12. We are of the opinion that since the A.O. has examined all the issues at the time of assessment and since the A.O. has come to a conclusion in allowing the expenditure on depreciation claimed and also disallowing amounts of expenditure after due verification, the CIT cannot come to a different conclusion on presumptions in the order under section 263. It is the prerogative of the A.O. to pass the assessment and as seen from the assessment record he has examined all the issues which are considered by the CIT for invoking the powers u/s 263. The assessee has furnished the detailed material and explained the issues and has also pointed out that the depreciation on the two properties was examined as early as A.Y. 2001-02 and depreciation was allowed in all the years. Since the A.O. made enquiries in the course of assessment proceedings on the relevant issues and the A.O. allowed the claim on being satisfied by the explanation of the assessee on the issue of depreciation and made certain disallowances with reference to various other expenses, we are of the opinion that the CIT has exercised the powers under section 263 without there being any evidence to the contrary. The principles established by the Hon’ble Bombay High Court in the case of CIT vs. Gabrial India Ltd. 203 ITR 108 will equally apply to the present order. Since the CIT has no material to come to the conclusion that the order of the A.O. is erroneous and prejudicial to the interest of Revenue, the order cannot be sustained.
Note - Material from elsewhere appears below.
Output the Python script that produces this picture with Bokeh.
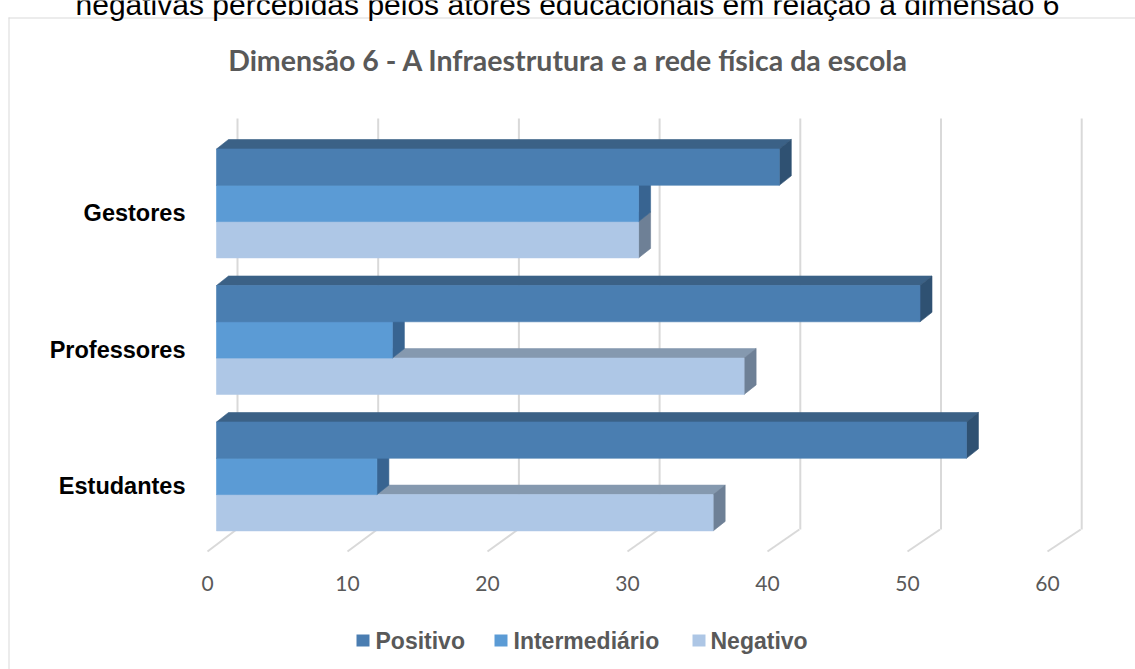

Even after examining the issues in his own perspective, the CIT has not given any conclusions about his findings except that his so called findings are used only to arrive at a conclusion that the order is erroneous and is prejudicial to the interest of Revenue. He set aside the issues to the A.O. for examination without giving any specific direction. For all these reasons, we are of the opinion that the CITA has no jurisdiction in revising the order under section 263. Accordingly the assessee’s grounds are allowed. Order under section 263 is set aside.

13. In the result, appeal is allowed.

Order pronounced in the open court on 31st May 2010.